TPS6131x enters power-save mode operation at light load currents to maintain high efficiency over the entire load-current range. It also offers a dedicated control interface (STRB0, STRB1) for zero-latency LED turn-on time to simplify video light and flash synchronization with the camera module.

Also focused on boosting efficiency are the ADP1660 (Figure 4) and ADP1649 (Figure 5) flash LED drivers from Analog Devices Inc. (ADI). These devices minimize current from the battery during flash or torch mode thanks to low R_DS(on) power FETs, which increase efficiency while reducing input current, and features such as "algorithms that adjust flash current autonomously during low battery conditions."

Figure 4: Device control of the ADI ADP1660 is available through I²C-compatible control registers, external STROBE and torch input pins, and a transmitter mask (TxMASK) input (Courtesy of Analog Devices Inc.).
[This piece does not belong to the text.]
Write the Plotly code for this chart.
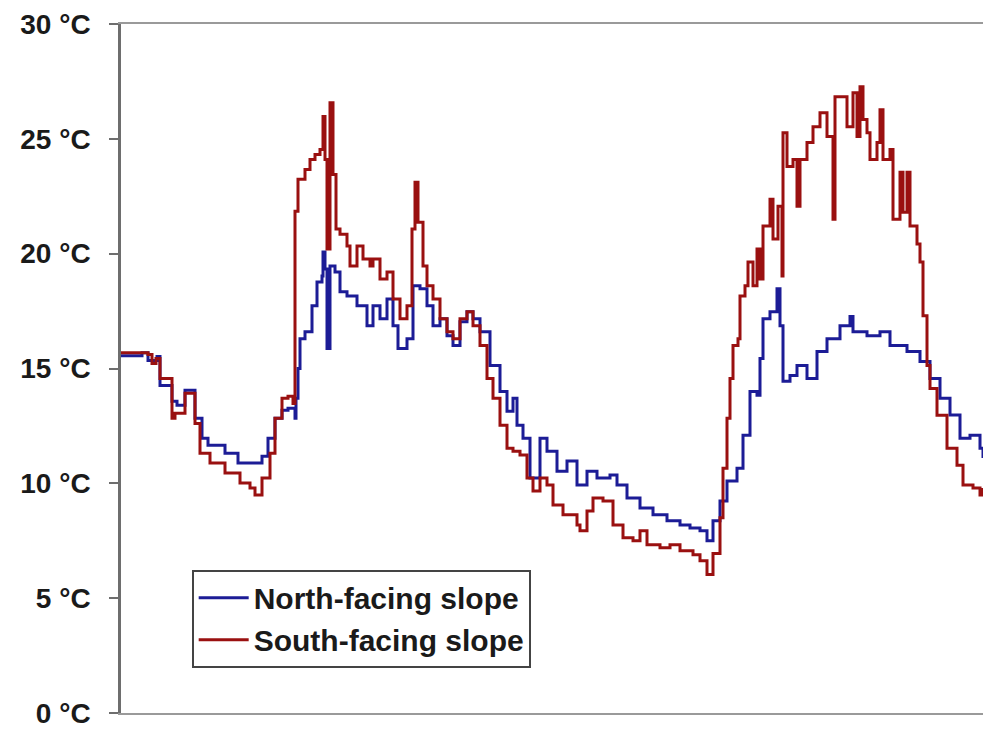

Figure 5: A Tx-masking feature of the ADI ADP1649 reduces the risk of overloading the battery during a simultaneous power amplifier (PA) transmission burst and flash event. It can be used to reduce the flash LED current during the PA transmission burst to maintain an acceptable load on the battery (Courtesy of Analog Devices Inc.).

These flash LED drivers reduce circuit board size by integrating a programmable 1.5 or 3 MHz synchronous, inductive boost converter, which enables the use of a 1 mm-high, 1 μH power inductor and input and output capacitors in 0603 packages, similar to the other flash devices. They also provide I²C communication ports, like the other flash drivers, which enable the programmability of timers, currents, and status-bit readback.
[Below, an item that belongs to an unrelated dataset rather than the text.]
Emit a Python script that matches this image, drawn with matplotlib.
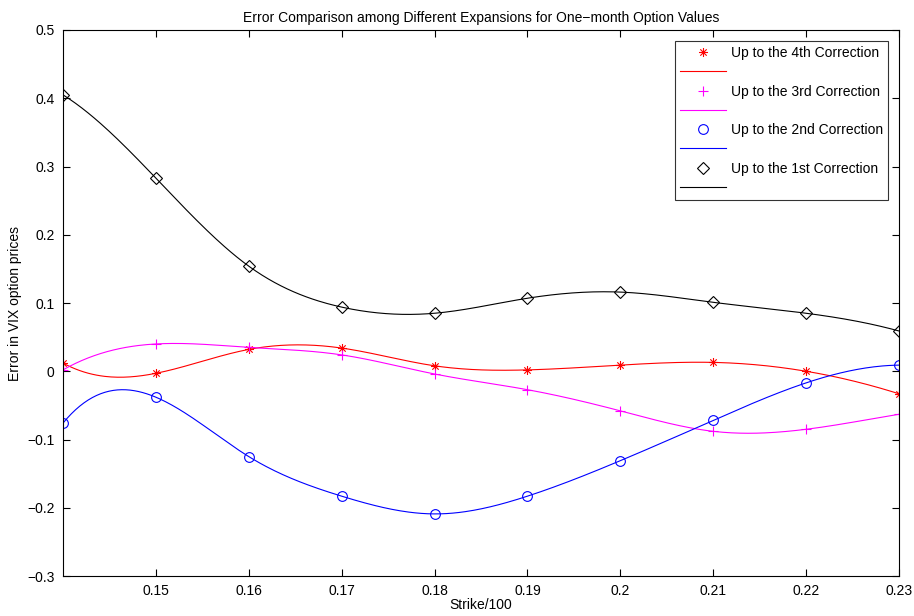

The ADP1660 is a dual 750 mA (1500 mA total) flash LED driver available in a 2.0 x 1.6 mm 12-ball WLCSP package, while the ADP1649 is a single 1,000 mA LED driver available in a 2.0 x 1.5 mm 12-ball WLCSP package. Both parts offer "best-in-class" efficiency to extend battery life and to limit the load on the battery during flash and torch events. An evaluation board designated ADP1660CB-EVALZ is available from ADI.

In summary, flash LED drivers are addressing the requirements of all types of mobile devices with integrated cameras. In most cases, they are delivering high efficiency and accuracy, as well as features that improve flash brightness and picture quality. In addition, many designs allow for the use of smaller inductors and capacitors that save space and reduce cost.